Who Will Be a Witness for My Lord?

About

“Who will be a witness for my lord?” arranged by Joel Thompson

Performers

Joel Thompson is building a reputation as an artist with a forthright focus on social justice. National attention followed the 2015 debut of his composition Seven Last Words of the Unarmed, which put the dying words of African American men at the center of an unusually powerful choral work.

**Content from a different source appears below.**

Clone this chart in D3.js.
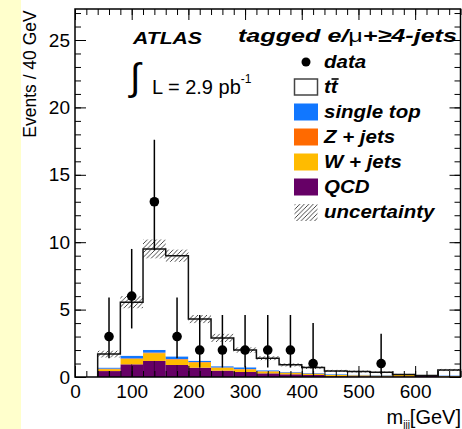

For his VocalEssence commissioned arrangement of Who Will Be a Witness for My Lord?, Thompson found himself returning to an early strength.

“I got my start in composition through arranging,” Thompson said. “I had an a cappella group in high school and college with my brother, sister, and two other friends, and I found a way to imbue my arrangements for our group with a style specific to me—my friends would say ‘That’s a Joel arrangement’ because they could hear it in the chords and in the form.”

“I set out to create an arrangement of Who Will Be a Witness for My Lord? that would infuse it with black identity,” said Thompson. “I wanted the listener to be able to hear those nuances that would come from singers raised in a black church tradition.”

It’s the sound of Thompson’s own heritage. “I’m black, and the boundaries of the communities I identify with fluctuate, because I’m also an immigrant: a Jamaican-American who moved to the U.S. when I was 10. Anytime I sit down to compose, I’m hoping to benefit one of the communities I’m a part of.”

He brought balance to Who Will Be a Witness for My Lord? by writing new verses. “The first verse celebrates Samson, and I figure if we were talking about him, why not talk about Esther, one of the most famous females in the Bible? I set out to explain how Esther was a witness for the Lord in four lines, and you wouldn’t think that would take too long to write—but I didn’t want the lines to feel anachronistic. They had to feel like a part of the original work. Doing that within the limits of the metrical rhythm and rhyme scheme was the most challenging part of the arrangement.”

The musical approach came easier. “Spirituals leave room for improvisation around a known melody. By the time audiences hear the second verse telling Esther’s story, they will be anticipating a variation on what they heard in the first verse. In that verse, Samson’s verse, the sopranos have the melody the entire time, so in Esther’s verse, I gave it to the tenors, and changed its contour to highlight different voices and accentuate different parts of the words.”

“Spirituals work for me in this way: when I’m at an emotional low point, it’s always a song that comes to me and provides me with solace,” Thompson said, reflecting on the form. “Or, I experience moments of great joy, and a song comes with me in that moment. Connected through culture and spirituality and history, spirituals come to me when I need them.”

“These songs that are directly connected to the existence of African slaves in America. Through the lens of Christian theology, spirituals express deep pathos, yearning for freedom, sorrow, joy—all tied to that experience. Who Will Be a Witness for My Lord? isn’t rooted in grief; it’s a call for action, and I love that. It gives examples of people who exhibited strength and then turns to the listener and asks, ‘Who will be a Witness for my Lord?’ I feel like there is so much complacency, so much hoping someone else will take care of it in the world right now. This spiritual has the attitude of, ‘Esther did it. Samson did it. Who is going to do it? You have to do it. I want the audience to take that piece of ‘I will be a witness for my Lord!’ away with them—to be the thing that gets them going!”